§ **WORK INSTRUCTIONS**
Copy each line in the data that includes the word "React".

§ **SOURCE MATERIAL**

══════════════════════════════

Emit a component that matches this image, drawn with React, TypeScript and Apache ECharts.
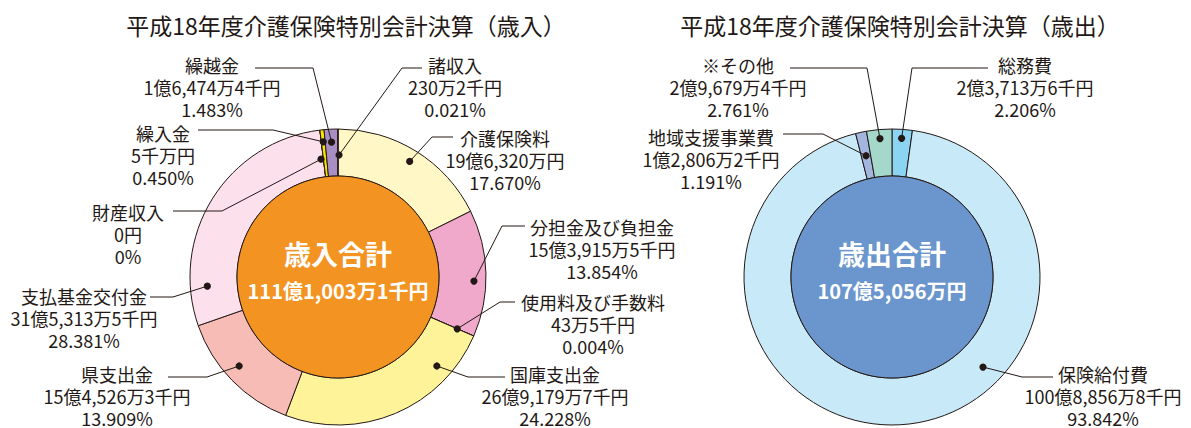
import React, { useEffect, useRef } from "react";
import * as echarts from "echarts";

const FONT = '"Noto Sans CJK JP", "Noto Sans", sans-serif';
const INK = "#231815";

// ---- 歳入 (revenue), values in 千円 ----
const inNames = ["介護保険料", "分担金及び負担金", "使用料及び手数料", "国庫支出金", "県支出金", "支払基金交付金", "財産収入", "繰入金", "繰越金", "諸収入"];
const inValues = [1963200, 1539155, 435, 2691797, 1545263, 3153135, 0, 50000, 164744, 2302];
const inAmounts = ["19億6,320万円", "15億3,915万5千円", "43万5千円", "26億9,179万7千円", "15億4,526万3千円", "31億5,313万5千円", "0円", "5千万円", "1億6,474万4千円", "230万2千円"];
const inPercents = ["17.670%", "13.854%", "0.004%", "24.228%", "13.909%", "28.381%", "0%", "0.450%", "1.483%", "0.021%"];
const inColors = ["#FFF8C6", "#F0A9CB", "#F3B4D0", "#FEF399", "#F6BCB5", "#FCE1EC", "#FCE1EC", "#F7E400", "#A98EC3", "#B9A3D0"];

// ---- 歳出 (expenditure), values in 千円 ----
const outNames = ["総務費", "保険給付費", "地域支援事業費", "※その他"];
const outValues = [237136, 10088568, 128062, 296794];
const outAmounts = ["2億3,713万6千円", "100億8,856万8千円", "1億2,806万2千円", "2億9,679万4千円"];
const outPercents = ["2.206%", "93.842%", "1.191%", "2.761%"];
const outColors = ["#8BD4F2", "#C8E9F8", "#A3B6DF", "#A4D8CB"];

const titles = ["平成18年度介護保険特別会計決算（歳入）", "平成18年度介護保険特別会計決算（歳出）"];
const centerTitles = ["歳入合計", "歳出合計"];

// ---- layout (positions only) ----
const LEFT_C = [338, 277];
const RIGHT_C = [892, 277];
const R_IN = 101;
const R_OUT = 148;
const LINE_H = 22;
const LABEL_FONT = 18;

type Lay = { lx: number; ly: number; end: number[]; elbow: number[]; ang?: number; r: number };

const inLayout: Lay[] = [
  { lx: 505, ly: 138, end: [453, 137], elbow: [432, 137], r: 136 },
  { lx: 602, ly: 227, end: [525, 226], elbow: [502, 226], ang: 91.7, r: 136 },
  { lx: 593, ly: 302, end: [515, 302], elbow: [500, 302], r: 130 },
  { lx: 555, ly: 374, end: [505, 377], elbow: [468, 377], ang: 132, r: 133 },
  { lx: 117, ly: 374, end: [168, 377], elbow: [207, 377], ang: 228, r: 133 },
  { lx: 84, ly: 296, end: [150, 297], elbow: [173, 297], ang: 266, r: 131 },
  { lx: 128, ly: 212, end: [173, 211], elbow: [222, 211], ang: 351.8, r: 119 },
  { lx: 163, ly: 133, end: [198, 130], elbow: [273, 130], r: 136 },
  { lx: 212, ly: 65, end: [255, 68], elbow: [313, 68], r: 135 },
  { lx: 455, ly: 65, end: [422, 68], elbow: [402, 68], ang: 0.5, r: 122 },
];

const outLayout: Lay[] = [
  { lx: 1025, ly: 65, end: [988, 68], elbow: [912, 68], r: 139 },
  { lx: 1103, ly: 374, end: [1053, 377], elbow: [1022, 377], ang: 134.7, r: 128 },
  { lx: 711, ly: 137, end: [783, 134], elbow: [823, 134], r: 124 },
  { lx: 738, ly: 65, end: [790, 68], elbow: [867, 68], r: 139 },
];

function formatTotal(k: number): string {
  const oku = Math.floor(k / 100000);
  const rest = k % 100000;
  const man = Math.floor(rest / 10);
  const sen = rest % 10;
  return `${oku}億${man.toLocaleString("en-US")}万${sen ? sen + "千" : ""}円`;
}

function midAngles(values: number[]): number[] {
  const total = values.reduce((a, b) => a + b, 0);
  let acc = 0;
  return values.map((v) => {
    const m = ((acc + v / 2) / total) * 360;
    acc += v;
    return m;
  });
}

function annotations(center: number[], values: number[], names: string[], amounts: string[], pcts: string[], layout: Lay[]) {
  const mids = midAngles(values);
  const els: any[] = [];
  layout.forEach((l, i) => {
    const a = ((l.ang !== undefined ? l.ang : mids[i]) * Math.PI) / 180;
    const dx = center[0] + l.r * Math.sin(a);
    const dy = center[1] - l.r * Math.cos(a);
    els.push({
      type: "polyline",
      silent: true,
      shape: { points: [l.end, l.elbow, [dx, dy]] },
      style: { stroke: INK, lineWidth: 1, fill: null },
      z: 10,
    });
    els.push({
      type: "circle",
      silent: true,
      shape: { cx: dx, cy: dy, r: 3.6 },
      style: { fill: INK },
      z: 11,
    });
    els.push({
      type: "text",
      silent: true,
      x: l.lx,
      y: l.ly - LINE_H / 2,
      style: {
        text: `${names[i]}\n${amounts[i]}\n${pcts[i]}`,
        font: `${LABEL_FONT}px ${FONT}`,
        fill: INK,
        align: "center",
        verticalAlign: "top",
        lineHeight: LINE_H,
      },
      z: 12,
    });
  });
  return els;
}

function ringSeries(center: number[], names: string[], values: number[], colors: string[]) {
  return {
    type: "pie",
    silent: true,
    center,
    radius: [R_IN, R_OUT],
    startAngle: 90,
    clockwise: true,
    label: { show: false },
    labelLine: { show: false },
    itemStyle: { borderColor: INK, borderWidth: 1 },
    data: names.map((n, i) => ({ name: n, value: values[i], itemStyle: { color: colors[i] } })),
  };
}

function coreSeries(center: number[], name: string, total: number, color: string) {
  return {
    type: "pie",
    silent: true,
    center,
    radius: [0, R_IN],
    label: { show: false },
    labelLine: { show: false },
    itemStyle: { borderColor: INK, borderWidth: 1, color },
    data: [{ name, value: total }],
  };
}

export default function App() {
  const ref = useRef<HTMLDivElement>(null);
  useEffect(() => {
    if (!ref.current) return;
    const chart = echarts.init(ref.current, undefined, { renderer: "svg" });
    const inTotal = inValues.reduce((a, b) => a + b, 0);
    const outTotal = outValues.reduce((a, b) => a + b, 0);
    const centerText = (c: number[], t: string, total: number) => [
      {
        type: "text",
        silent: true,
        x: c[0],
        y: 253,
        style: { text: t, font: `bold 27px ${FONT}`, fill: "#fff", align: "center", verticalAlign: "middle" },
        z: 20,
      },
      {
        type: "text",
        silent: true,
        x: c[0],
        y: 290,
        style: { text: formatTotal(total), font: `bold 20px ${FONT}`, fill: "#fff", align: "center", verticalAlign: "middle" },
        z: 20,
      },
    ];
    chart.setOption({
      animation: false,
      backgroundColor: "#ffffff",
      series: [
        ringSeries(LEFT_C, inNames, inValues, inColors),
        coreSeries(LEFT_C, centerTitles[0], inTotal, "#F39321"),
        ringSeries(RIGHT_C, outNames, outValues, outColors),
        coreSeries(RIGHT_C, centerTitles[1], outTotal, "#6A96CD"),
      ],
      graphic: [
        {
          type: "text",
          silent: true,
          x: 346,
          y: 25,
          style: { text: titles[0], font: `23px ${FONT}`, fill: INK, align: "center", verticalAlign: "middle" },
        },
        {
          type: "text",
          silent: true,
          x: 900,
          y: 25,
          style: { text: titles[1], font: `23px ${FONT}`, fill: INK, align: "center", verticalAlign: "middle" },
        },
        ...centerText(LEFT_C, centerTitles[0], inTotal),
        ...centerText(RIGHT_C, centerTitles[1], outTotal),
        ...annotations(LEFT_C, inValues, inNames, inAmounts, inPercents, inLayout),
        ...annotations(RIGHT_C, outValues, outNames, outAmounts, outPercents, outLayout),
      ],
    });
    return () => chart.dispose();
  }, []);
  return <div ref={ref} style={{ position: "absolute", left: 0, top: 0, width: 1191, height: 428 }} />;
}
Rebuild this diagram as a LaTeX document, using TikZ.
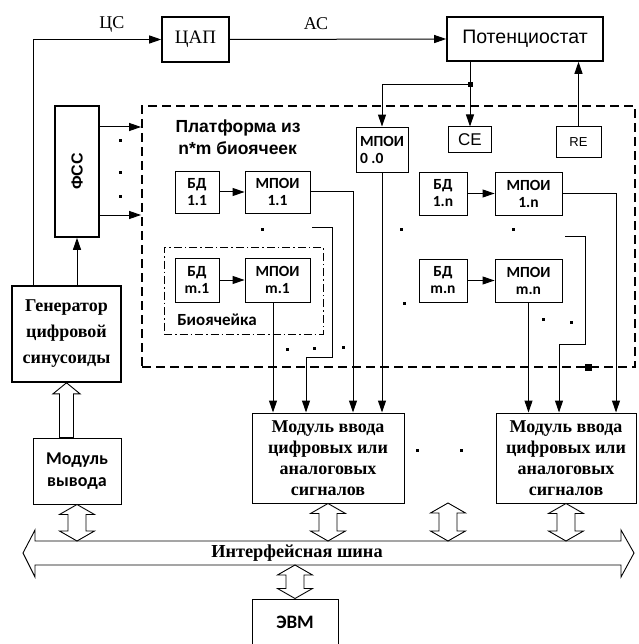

══════════════════════════════

§ **FINAL RESULT**
Emit a component that matches this image, drawn with React, TypeScript and Apache ECharts.
import React, { useEffect, useRef } from "react";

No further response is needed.